>>

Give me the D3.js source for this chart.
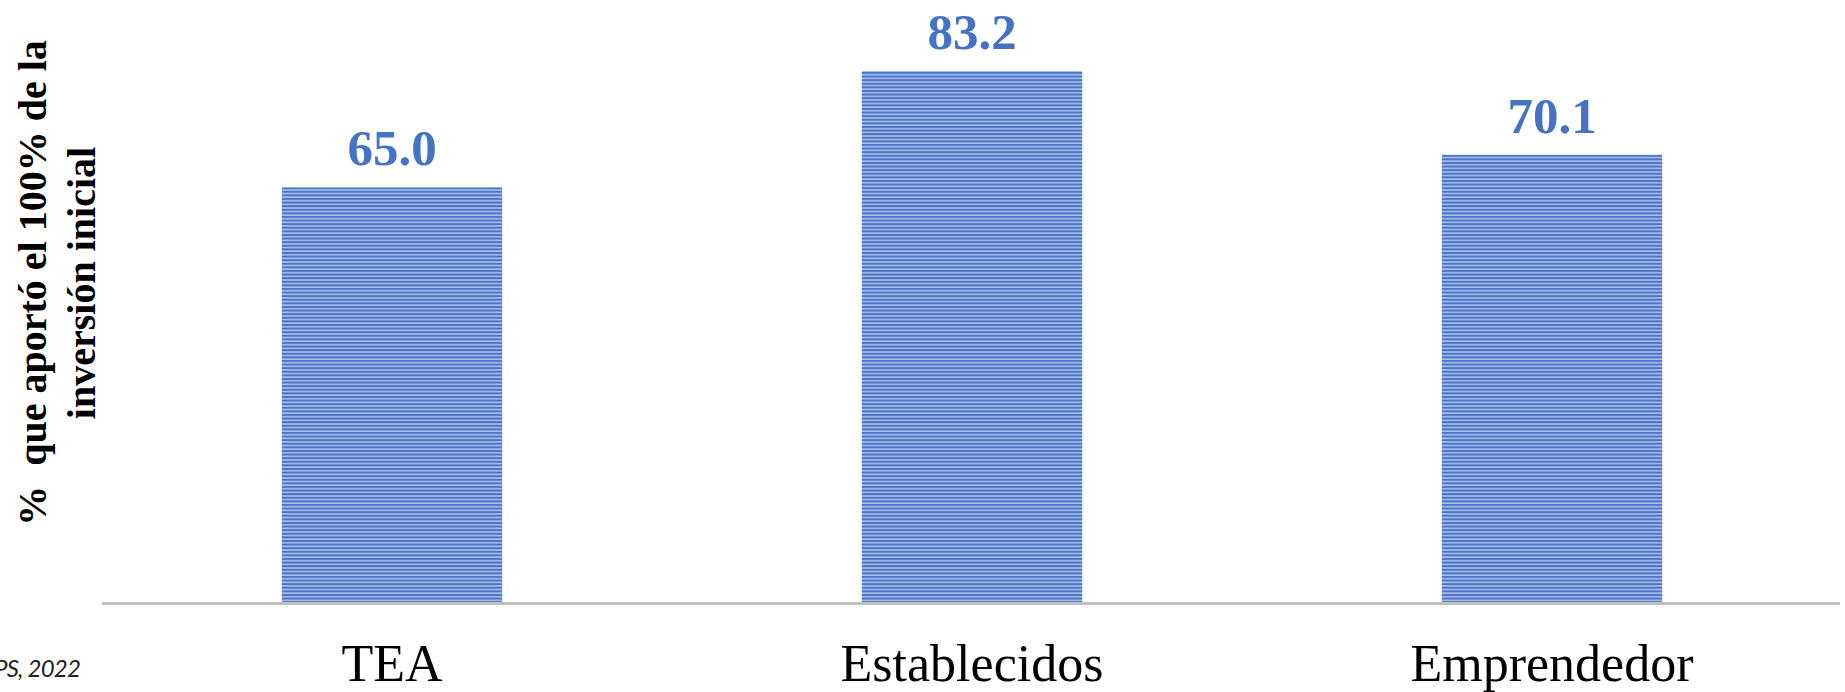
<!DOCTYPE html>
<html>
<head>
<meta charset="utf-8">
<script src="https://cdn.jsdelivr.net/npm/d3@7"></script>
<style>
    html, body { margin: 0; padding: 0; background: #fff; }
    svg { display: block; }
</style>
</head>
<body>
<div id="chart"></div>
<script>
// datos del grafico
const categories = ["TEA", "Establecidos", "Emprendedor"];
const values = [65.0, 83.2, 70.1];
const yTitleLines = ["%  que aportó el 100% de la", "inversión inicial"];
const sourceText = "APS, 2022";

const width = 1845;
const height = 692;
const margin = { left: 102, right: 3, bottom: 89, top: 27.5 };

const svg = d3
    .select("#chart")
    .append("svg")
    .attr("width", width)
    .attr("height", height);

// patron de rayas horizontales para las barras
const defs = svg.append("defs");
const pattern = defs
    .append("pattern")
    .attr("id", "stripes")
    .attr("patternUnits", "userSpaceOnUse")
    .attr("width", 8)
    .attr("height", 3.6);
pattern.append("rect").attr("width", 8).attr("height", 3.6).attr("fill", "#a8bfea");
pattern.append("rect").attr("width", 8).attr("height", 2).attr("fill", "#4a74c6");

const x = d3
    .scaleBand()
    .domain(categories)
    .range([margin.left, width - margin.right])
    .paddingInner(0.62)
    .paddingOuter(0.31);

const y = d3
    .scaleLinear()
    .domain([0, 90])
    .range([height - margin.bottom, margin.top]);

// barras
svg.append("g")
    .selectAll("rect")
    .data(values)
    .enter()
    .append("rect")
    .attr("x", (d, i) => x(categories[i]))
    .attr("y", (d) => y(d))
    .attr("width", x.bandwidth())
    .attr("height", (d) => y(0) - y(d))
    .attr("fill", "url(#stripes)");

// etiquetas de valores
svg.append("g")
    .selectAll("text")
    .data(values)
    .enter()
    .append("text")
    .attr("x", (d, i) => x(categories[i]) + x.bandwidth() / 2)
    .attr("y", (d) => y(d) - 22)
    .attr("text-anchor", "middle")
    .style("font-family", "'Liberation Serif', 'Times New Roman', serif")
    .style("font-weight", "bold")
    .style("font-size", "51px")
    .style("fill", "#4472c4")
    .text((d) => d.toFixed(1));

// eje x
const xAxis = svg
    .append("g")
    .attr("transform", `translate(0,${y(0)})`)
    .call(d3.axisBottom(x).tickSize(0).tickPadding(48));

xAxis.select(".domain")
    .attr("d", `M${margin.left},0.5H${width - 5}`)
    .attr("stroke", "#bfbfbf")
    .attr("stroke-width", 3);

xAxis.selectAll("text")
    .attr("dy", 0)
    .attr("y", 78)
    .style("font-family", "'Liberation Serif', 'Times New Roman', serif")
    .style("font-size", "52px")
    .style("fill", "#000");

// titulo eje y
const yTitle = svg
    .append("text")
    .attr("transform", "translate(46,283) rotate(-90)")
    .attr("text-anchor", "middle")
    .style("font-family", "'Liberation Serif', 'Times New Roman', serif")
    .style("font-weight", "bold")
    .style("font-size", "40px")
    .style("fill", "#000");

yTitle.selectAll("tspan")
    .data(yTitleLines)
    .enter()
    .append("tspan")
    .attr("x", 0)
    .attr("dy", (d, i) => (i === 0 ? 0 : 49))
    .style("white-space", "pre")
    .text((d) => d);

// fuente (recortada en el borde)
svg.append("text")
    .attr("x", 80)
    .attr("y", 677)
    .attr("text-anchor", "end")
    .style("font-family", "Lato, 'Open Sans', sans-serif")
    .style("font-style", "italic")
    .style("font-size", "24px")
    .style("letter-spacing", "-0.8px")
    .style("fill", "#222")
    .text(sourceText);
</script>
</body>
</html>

<<

Set the listing down in full and exactly. Pictures within it should not appear in the copy.

Give me the D3.js source for this chart.
<!DOCTYPE html>
<html>
<head>
<meta charset="utf-8">
<script src="https://cdn.jsdelivr.net/npm/d3@7"></script>
<style>
    html, body { margin: 0; padding: 0; background: #fff; }
    svg { display: block; }
</style>
</head>
<body>
<div id="chart"></div>
<script>
// datos del grafico
const categories = ["TEA", "Establecidos", "Emprendedor"];
const values = [65.0, 83.2, 70.1];
const yTitleLines = ["%  que aportó el 100% de la", "inversión inicial"];
const sourceText = "APS, 2022";

const width = 1845;
const height = 692;
const margin = { left: 102, right: 3, bottom: 89, top: 27.5 };

const svg = d3
    .select("#chart")
    .append("svg")
    .attr("width", width)
    .attr("height", height);

// patron de rayas horizontales para las barras
const defs = svg.append("defs");
const pattern = defs
    .append("pattern")
    .attr("id", "stripes")
    .attr("patternUnits", "userSpaceOnUse")
    .attr("width", 8)
    .attr("height", 3.6);
pattern.append("rect").attr("width", 8).attr("height", 3.6).attr("fill", "#a8bfea");
pattern.append("rect").attr("width", 8).attr("height", 2).attr("fill", "#4a74c6");

const x = d3
    .scaleBand()
    .domain(categories)
    .range([margin.left, width - margin.right])
    .paddingInner(0.62)
    .paddingOuter(0.31);

const y = d3
    .scaleLinear()
    .domain([0, 90])
    .range([height - margin.bottom, margin.top]);

// barras
svg.append("g")
    .selectAll("rect")
    .data(values)
    .enter()
    .append("rect")
    .attr("x", (d, i) => x(categories[i]))
    .attr("y", (d) => y(d))
    .attr("width", x.bandwidth())
    .attr("height", (d) => y(0) - y(d))
    .attr("fill", "url(#stripes)");

// etiquetas de valores
svg.append("g")
    .selectAll("text")
    .data(values)
    .enter()
    .append("text")
    .attr("x", (d, i) => x(categories[i]) + x.bandwidth() / 2)
    .attr("y", (d) => y(d) - 22)
    .attr("text-anchor", "middle")
    .style("font-family", "'Liberation Serif', 'Times New Roman', serif")
    .style("font-weight", "bold")
    .style("font-size", "51px")
    .style("fill", "#4472c4")
    .text((d) => d.toFixed(1));

// eje x
const xAxis = svg
    .append("g")
    .attr("transform", `translate(0,${y(0)})`)
    .call(d3.axisBottom(x).tickSize(0).tickPadding(48));

xAxis.select(".domain")
    .attr("d", `M${margin.left},0.5H${width - 5}`)
    .attr("stroke", "#bfbfbf")
    .attr("stroke-width", 3);

xAxis.selectAll("text")
    .attr("dy", 0)
    .attr("y", 78)
    .style("font-family", "'Liberation Serif', 'Times New Roman', serif")
    .style("font-size", "52px")
    .style("fill", "#000");

// titulo eje y
const yTitle = svg
    .append("text")
    .attr("transform", "translate(46,283) rotate(-90)")
    .attr("text-anchor", "middle")
    .style("font-family", "'Liberation Serif', 'Times New Roman', serif")
    .style("font-weight", "bold")
    .style("font-size", "40px")
    .style("fill", "#000");

yTitle.selectAll("tspan")
    .data(yTitleLines)
    .enter()
    .append("tspan")
    .attr("x", 0)
    .attr("dy", (d, i) => (i === 0 ? 0 : 49))
    .style("white-space", "pre")
    .text((d) => d);

// fuente (recortada en el borde)
svg.append("text")
    .attr("x", 80)
    .attr("y", 677)
    .attr("text-anchor", "end")
    .style("font-family", "Lato, 'Open Sans', sans-serif")
    .style("font-style", "italic")
    .style("font-size", "24px")
    .style("letter-spacing", "-0.8px")
    .style("fill", "#222")
    .text(sourceText);
</script>
</body>
</html>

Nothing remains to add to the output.